Detecting Targeted Attacks: Advanced Warning Signs and Red Flags
Personalization inconsistencies often reveal spear phishing attacks despite their sophisticated appearance and extensive customization. While attackers invest significant effort in personalizing their messages, maintaining complete consistency across all details is extremely difficult, and careful analysis often reveals subtle inconsistencies that expose fraudulent communications. These inconsistencies might include information that seems too detailed for the supposed source to know, references to events or relationships that don't quite match reality, or communication patterns that differ subtly from the impersonated person's actual style.
The key to detecting personalization inconsistencies lies in systematic verification of details that seem particularly specific or convenient for the attacker's purposes. If a message references recent events, meetings, or communications, verify these details through independent sources rather than accepting them at face value. Pay attention to information that the supposed sender should know but gets slightly wrong, or details that seem designed to establish credibility but feel somehow artificial or forced.

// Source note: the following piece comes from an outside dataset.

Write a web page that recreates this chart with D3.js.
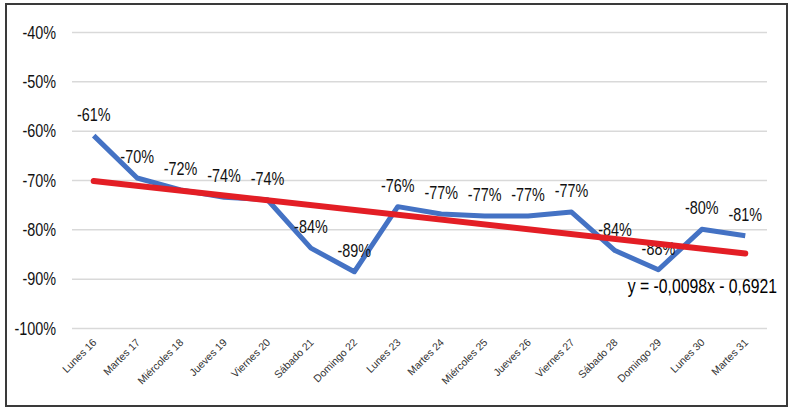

Timing analysis provides another powerful tool for detecting spear phishing attacks because the timing of malicious communications often reveals patterns that differ from legitimate business communications. Legitimate business communications typically follow predictable patterns based on business relationships, project timelines, and organizational procedures. Spear phishing attacks often exhibit timing patterns that reflect the attackers' goals and constraints rather than natural business rhythms.
Suspicious timing indicators might include urgent requests that arrive at unusual times when verification would be difficult, communications that seem to exploit current events or organizational changes in ways that feel opportunistic rather than coincidental, or messages that arrive with timing that seems too convenient for the sender's claimed needs. Business communications that demand immediate action during holidays, weekends, or other periods when normal verification procedures would be difficult should trigger additional scrutiny.

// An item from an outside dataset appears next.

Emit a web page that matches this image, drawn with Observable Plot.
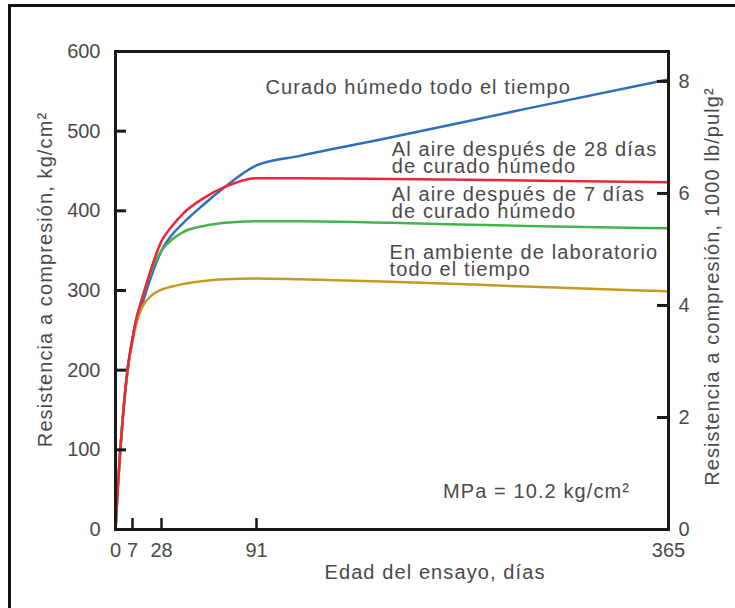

Communication pattern deviations can reveal spear phishing attempts even when the impersonation appears technically perfect. Every individual has unique communication patterns—vocabulary choices, sentence structures, formality levels, and organizational styles—that are difficult for attackers to replicate perfectly despite extensive research. Careful analysis of communication patterns can reveal subtle differences that suggest impersonation attempts.
Detecting communication pattern deviations requires familiarity with the supposed sender's actual communication style and careful comparison with the suspicious message. Look for differences in formality level, vocabulary complexity, organizational structure, or emotional tone that seem inconsistent with previous communications from the same person. Pay attention to technical terminology usage, cultural references, or industry-specific language that seems either too sophisticated or too basic for the supposed sender.

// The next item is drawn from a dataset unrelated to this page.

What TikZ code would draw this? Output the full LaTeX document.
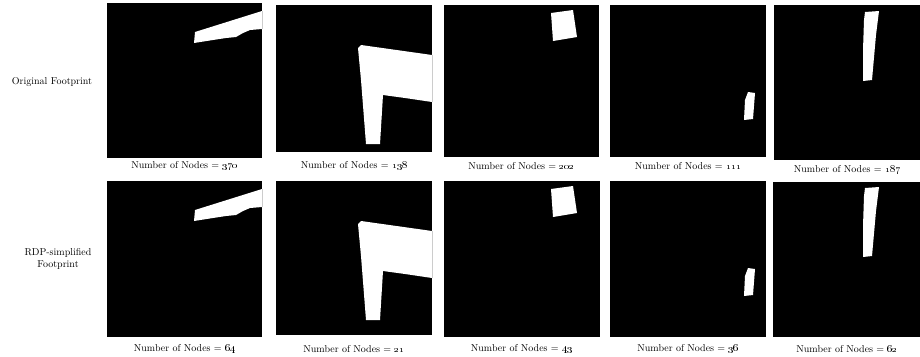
\documentclass[tikz,border=0pt]{standalone}
\usetikzlibrary{calc}
\usetikzlibrary{positioning}

\begin{document}
\begin{tikzpicture}[x=1pt, y=-1pt]

    % ---- Notes ----
    % one pixel of the figure = 1pt, y grows downwards
    % row 2 = same footprints after RDP simplification

    % Constants
    \pgfmathsetmacro{\rowone}{5}
    \pgfmathsetmacro{\rowtwo}{181}

    \useasboundingbox (0,0) rectangle (920,356);

    % Footprint outlines (panel coordinates)
    \newcommand{\footA}{(88,29) -- (155,8) -- (155,26) -- (143,27) -- (136,30) -- (129,34) -- (119,35) -- (106,37) -- (87,40) -- cycle}
    \newcommand{\footB}{(82,43) -- (85,40) -- (156,50) -- (156,97) -- (129,93) -- (107,90) -- (104,139) -- (90,139) -- (85,75) -- cycle}
    \newcommand{\footC}{(107,8) -- (129,5) -- (133,32) -- (109,36) -- cycle}
    \newcommand{\footD}{(138,87) -- (145,88) -- (143,114) -- (134,115) -- (135,95) -- cycle}
    \newcommand{\footE}{(91,7) -- (105,6) -- (102,30) -- (98,75) -- (89,76) -- (89,45) -- (90,15) -- cycle}

    % Row labels
    \node (orig) at (52,82) {Original Footprint};
    \node [align=center] (rdp) at (58,259) {RDP-simplified\\Footprint};

    % ---- Original footprints ----
    \fill (107,3) rectangle ++(155,155);
    \fill (276,5) rectangle ++(156,147);
    \fill (444,5) rectangle ++(155,152);
    \fill (610,5) rectangle ++(156,152);
    \fill (774,5) rectangle ++(146,155);

    \begin{scope}[shift={(107,3)}]
        \fill [white] \footA;
        \draw [gray!40, line width=1pt] (155,8) -- (155,26);
    \end{scope}
    \begin{scope}[shift={(276,5)}]
        \fill [white] \footB;
        \draw [gray!40, line width=1pt] (156,50) -- (156,97);
    \end{scope}
    \fill [white, shift={(444,5)}] \footC;
    \fill [white, shift={(610,5)}] \footD;
    \fill [white, shift={(774,5)}] \footE;

    \node (o1) at (184.5,166) {Number of Nodes = \oldstylenums{370}};
    \node (o2) at (354,166) {Number of Nodes = \oldstylenums{138}};
    \node (o3) at (521.5,166) {Number of Nodes = \oldstylenums{202}};
    \node (o4) at (688,166) {Number of Nodes = \oldstylenums{111}};
    \node (o5) at (847,170) {Number of Nodes = \oldstylenums{187}};

    % ---- RDP-simplified footprints ----
    \fill (107,181) rectangle ++(155,156);
    \fill (276,181) rectangle ++(156,154);
    \fill (444,181) rectangle ++(156,156);
    \fill (610,181) rectangle ++(156,156);
    \fill (773,182) rectangle ++(147,155);

    \begin{scope}[shift={(107,181)}]
        \fill [white] \footA;
        \draw [gray!40, line width=1pt] (155,8) -- (155,26);
    \end{scope}
    \begin{scope}[shift={(276,181)}]
        \fill [white] \footB;
        \draw [gray!40, line width=1pt] (156,50) -- (156,97);
    \end{scope}
    \fill [white, shift={(444,181)}] \footC;
    \fill [white, shift={(610,181)}] \footD;
    \fill [white, shift={(774,181)}] \footE;

    \node (s1) at (184.5,349) {Number of Nodes = \oldstylenums{64}};
    \node (s2) at (354,349) {Number of Nodes = \oldstylenums{21}};
    \node (s3) at (521.5,349) {Number of Nodes = \oldstylenums{43}};
    \node (s4) at (688,349) {Number of Nodes = \oldstylenums{36}};
    \node (s5) at (847,349) {Number of Nodes = \oldstylenums{62}};

\end{tikzpicture}
\end{document}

Verification resistance represents one of the most reliable indicators of spear phishing attacks because legitimate contacts typically welcome verification attempts while attackers often become evasive or aggressive when targets attempt to verify their identity or claims. Legitimate business contacts understand the importance of security verification and accommodate reasonable verification requests. They provide alternative contact methods, encourage callback verification, or offer additional credentials that support their identity claims.
Spear phishing attackers often respond poorly to verification attempts because verification procedures would expose their fraudulent nature. They might discourage verification by claiming urgency that prevents normal procedures, provide verification methods that actually connect to their accomplices rather than legitimate contacts, become aggressive or argumentative when verification is attempted, or provide excuses for why normal verification procedures won't work in their particular situation.
Technical inconsistencies in sophisticated spear phishing attacks often provide definitive proof of fraudulent intent, even when social engineering elements appear convincing. These technical elements might include email headers that don't match claimed senders, security certificates or domain information that reveal spoofing attempts, or technical claims that don't align with legitimate organizational procedures or capabilities.
Advanced technical analysis might require IT expertise but can provide conclusive evidence of spear phishing attempts. Email header analysis reveals routing information that can expose spoofed or compromised accounts. Domain and certificate analysis can reveal recently registered domains or suspicious hosting providers. Link analysis can expose redirects or suspicious destinations that legitimate contacts wouldn't use.